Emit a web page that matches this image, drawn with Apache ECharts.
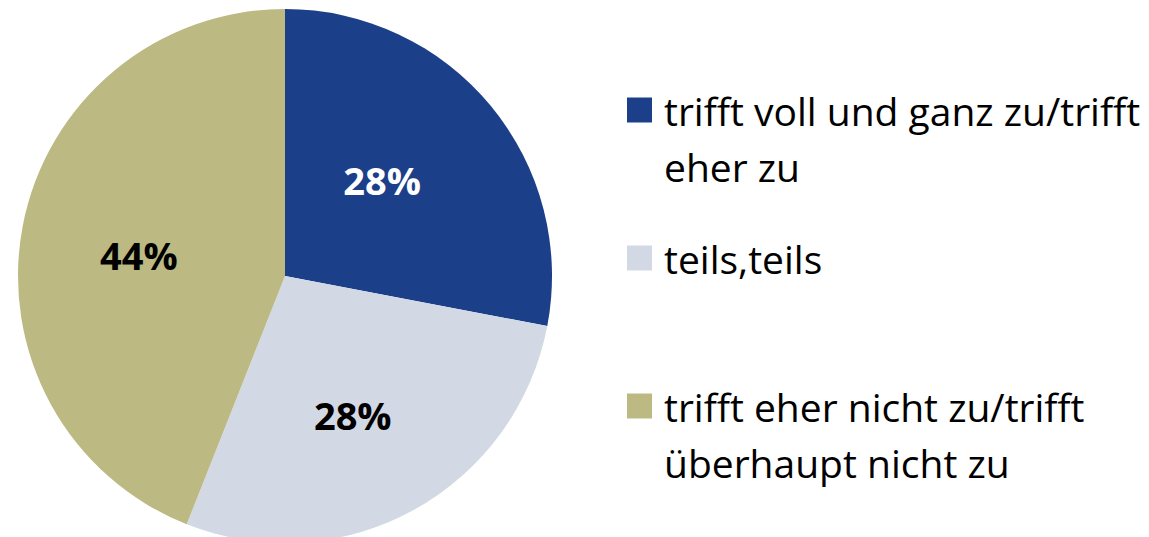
<!DOCTYPE html>
<html>
<head>
<meta charset="utf-8">
<script src="https://cdn.jsdelivr.net/npm/echarts@6/dist/echarts.min.js"></script>
<style>
  html, body { margin: 0; padding: 0; background: #fff; }
  #chart { width: 1149px; height: 537px; }
</style>
</head>
<body>
<div id="chart"></div>
<script>
var categories = [
  'trifft voll und ganz zu/trifft eher zu',
  'teils,teils',
  'trifft eher nicht zu/trifft überhaupt nicht zu'
];
var shares = [28, 28, 44];
// legend text as it wraps in the original
var legendLines = [
  ['trifft voll und ganz zu/trifft', 'eher zu'],
  ['teils,teils', ''],
  ['trifft eher nicht zu/trifft', 'überhaupt nicht zu']
];

(function () {
  var colors = ['#1b3f88', '#d2d9e4', '#bcb982'];
  var labelColors = ['#ffffff', '#000000', '#000000'];
  var labelOffsets = [[-8, -9], [2, 19], [-12, 5]];
  var font = '"Open Sans", "DejaVu Sans", sans-serif';
  var legendTops = [26, 174, 322];

  var chart = echarts.init(document.getElementById('chart'), null, { renderer: 'svg' });

  var legends = categories.map(function (name, i) {
    return {
      data: [name],
      orient: 'vertical',
      left: 627,
      top: legendTops[i],
      padding: 0,
      itemWidth: 25,
      itemHeight: 25,
      icon: 'rect',
      selectedMode: false,
      formatter: function () {
        // blank first line keeps the marker level with the first text line
        return '\n' + legendLines[i].join('\n');
      },
      textStyle: {
        fontFamily: font,
        fontSize: 39,
        lineHeight: 56,
        color: '#000',
        padding: [0, 0, 0, 7]
      }
    };
  });

  chart.setOption({
    animation: false,
    legend: legends,
    series: [
      {
        type: 'pie',
        center: [285, 276],
        radius: 267,
        startAngle: 90,
        clockwise: true,
        silent: true,
        label: {
          show: true,
          position: 'inside',
          formatter: '{c}%',
          fontFamily: font,
          fontWeight: 'bold',
          fontSize: 38
        },
        labelLine: { show: false },
        data: categories.map(function (name, i) {
          return {
            name: name,
            value: shares[i],
            itemStyle: { color: colors[i] },
            label: { color: labelColors[i], offset: labelOffsets[i] }
          };
        })
      }
    ]
  });
})();
</script>
</body>
</html>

----

→ **Work to do**
Tally the lines of the preceding listing in which the word "with" appears; state nothing but the total.

→ **Reply**
2